There are several ways to get to a pyarrow object quickly and proceed with it. A newly initiated ParquetFileReader has not loaded any data yet. Its property file initiates a pyarrow.parquet.ParquetFile object (reading meta data during initiation) and returns it. We may take it and go all the way down the pyarrow path:

>>> f1 = car_data.files[1]
>>> f1._data is None
True
>>> file = f1.file
>>> file  
<pyarrow.parquet.core.ParquetFile object at 0x7...>
>>> f1._file
<pyarrow.parquet.core.ParquetFile object at 0x7...>

We have seen that ParquetFileReader.row_group() and ParquetFileReader.iter_batches() both return ParquetBatchData objects.
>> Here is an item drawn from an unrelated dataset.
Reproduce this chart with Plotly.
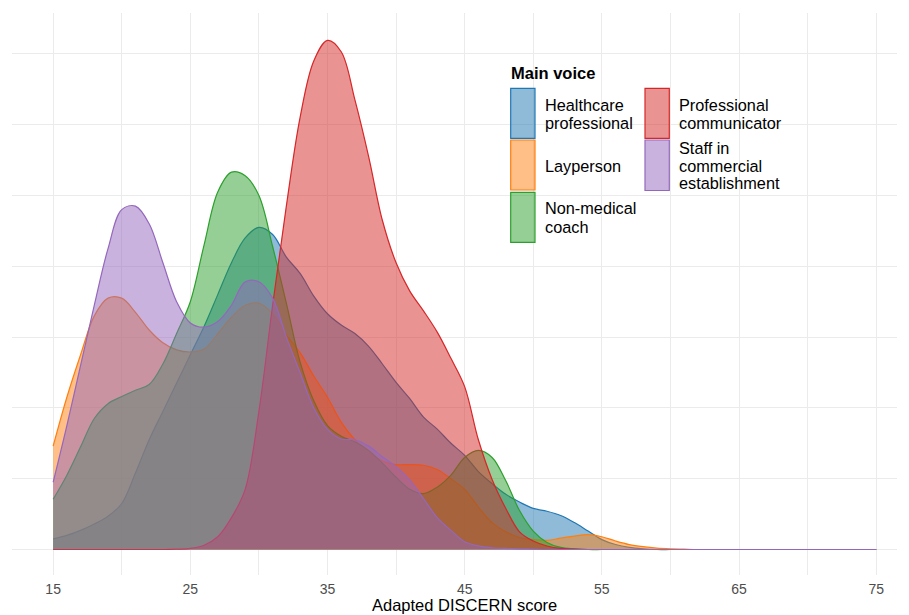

In contrast to ParquetFileReader, which is “lazy” in terms of data loading, a ParquetBatchData already has its data in memory. ParquetFileReader has another method, namely data(), that eagerly loads the entire data of the file and wraps it in a ParquetBatchData object:

>>> data = f1.data()
>>> data
<ParquetBatchData with 51 rows, 3 columns>

The pyarrow data wrapped in ParquetBatchData can be acquired easily:

>>> padata = data.data()
>>> padata
pyarrow.Table
make: string
year: int64
sales: int64
----
make: [["honda","honda","honda","honda","honda",...,"honda","honda","honda","honda","honda"]]
year: [[1970,1971,1972,1973,1974,...,2016,2017,2018,2019,2020]]
sales: [[123,124,125,126,127,...,169,170,171,172,173]]

Finally, we have seen that ParquetFileReader.column() and ParquetBatchData.column()—the single-column selectors—return a pyarrow object. It is either a pyarrow.Array or a pyarrow.ChunkedArray.